The Madness of King Donald
Aside from re-inflating the sketch comedy bubble, Trump’s rise has been a boom for neuro-psychological hobbyists, who have diagnosed him with any number of grave conditions, from Alzheimer’s to prion disease to the recently fashionable Narcissistic Personality Disorder.
This last was put to bed earlier this week, when the retired Duke professor of psychiatry who actually crafted the DSM criteria for the disorder wrote to The New York Times to chide “amateur diagnosticians” for their errors of analysis. “Bad behavior is rarely a sign of mental illness, and the mentally ill behave badly only rarely,” he wrote, before suggesting that Trump’s psychological motivations are “too obvious to be interesting” and reminding readers that Trump is not a problem of psychology, but of politics.
This is true, strictly speaking, but it’s also strangely reductive. The contemporary imagination suffers from the modern world’s neurotic desire to divide all knowledge and mental activity into distinct disciplines, and the notion that the president can’t be crazy just because he isn’t clinically, pathologically disordered seems to me to be a deliberately over-narrow parsing of possible truths.
Sanity, as actual psychologists will tell you, isn’t a clinical term at all. It’s a legal concept, and therefore, a political one.
We’re already used to presidential foibles. No one, after all, in possession of the titanic ambition, ruthlessness, and self-regard necessary to become president of the United States can be entirely normal; the position self-selects for a kind of monomania.
But Trump is so deeply weird, so vain, so scattered, so oddly affected, that he really does conjure a question that has vexed subjects, aristocrats, parliaments, and royal courts for millennia: What to do about the madness of a king? (snip)
And here we return to Donald Trump, whose press conference last week (article written Feb. 20) read like an Ionesco play, an absurdist dialogue composed of elementary phrases from a textbook designed to teach foreigners a second language.
He hemmed, hawed, cajoled, made faces, whispered, referred off-handedly to “nuclear holocaust,” asked an African-American reporter if she could set up a meeting with black people in Congress. He talked about blowing up a Russian ship, and yelled that he wasn’t going to tell anyone about his secret plans to do something to North Korea. He complained about the military giving advance warning of assaults on Mosul—he doesn’t understand that they do so to give civilians time to flee—and in so doing, he did a bunch of funny voices.
It was all quite bonkers; you can look that one up in the DSM.

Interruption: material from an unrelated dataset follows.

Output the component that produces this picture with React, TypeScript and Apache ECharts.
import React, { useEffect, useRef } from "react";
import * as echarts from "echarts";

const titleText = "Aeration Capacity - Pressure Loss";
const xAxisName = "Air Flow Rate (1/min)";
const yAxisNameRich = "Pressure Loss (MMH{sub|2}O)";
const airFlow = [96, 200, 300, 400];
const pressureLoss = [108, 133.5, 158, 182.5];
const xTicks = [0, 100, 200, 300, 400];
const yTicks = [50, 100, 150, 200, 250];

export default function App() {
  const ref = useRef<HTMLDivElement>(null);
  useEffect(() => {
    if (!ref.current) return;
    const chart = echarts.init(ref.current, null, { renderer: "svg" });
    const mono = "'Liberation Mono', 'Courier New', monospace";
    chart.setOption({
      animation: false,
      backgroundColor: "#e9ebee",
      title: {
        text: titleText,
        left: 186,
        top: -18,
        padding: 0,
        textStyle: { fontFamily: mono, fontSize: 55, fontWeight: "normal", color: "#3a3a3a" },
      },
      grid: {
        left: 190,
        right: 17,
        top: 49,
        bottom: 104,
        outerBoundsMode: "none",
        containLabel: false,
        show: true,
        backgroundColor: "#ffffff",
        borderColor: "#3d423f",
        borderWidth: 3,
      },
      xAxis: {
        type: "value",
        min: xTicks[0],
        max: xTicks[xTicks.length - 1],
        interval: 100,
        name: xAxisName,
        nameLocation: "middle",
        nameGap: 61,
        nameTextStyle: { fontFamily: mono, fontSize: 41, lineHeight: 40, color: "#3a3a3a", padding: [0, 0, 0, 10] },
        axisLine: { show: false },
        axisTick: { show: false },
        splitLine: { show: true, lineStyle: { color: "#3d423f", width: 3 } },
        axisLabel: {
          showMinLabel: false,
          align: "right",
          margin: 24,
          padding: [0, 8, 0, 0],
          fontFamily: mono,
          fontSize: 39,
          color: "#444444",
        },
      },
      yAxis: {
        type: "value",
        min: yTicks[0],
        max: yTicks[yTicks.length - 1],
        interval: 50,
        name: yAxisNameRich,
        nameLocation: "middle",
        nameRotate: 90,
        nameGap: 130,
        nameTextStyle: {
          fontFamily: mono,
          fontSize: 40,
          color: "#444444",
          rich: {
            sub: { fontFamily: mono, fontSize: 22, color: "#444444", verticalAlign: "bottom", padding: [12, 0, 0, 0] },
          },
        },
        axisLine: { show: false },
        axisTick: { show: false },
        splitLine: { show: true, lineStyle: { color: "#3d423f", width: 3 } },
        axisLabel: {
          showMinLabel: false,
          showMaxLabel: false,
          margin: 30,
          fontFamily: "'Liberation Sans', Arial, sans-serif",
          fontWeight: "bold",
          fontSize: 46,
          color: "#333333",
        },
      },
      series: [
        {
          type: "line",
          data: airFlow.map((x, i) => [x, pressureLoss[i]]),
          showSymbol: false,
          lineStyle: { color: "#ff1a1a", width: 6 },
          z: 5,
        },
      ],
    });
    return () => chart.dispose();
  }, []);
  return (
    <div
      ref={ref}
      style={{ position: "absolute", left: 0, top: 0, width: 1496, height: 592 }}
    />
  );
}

As far as anyone could tell from the video feeds, the entire senior staff of the nascent administration was right there, sitting in the front row. Like any royal court, this one is beset by factionalism and infighting; everyone is in charge, and so no one is. The president is so whacky, so moody, so changeable that they must attend his every public appearance and study every nonsensical utterance in order to attempt to divine where, for the next ten seconds or so, his attention might alight and then use the opportunity to promote their own advantage.
The Republican Congress, which through contrivance and deliberate inaction, has absented itself from responsibility for war, economic policy, and strategic investment and become little more than a House-of-Commons shouting-chamber to an expansive, imperial Executive, sat in its offices watching aghast before dialing their favorite reporters to privately complain that the President of These United States is a goddamn looney tune.
The result is a paradoxical feeling of panicked inertness, a sense of a rapidly unfolding crisis that is at the same time encased, immoveable, in amber. Is the president ill? Well, he’s not well. And yet, while we hope that he will be carted off, or at least held in check by whichever of his advisers and secretaries is the least odious, we are also—like all those ministers and congresspeople—transfixed. Whatever we tell ourselves, we have all adopted the idea that the president is some kind of huge metonym for America itself; that is to say, we accept him as a kind of king.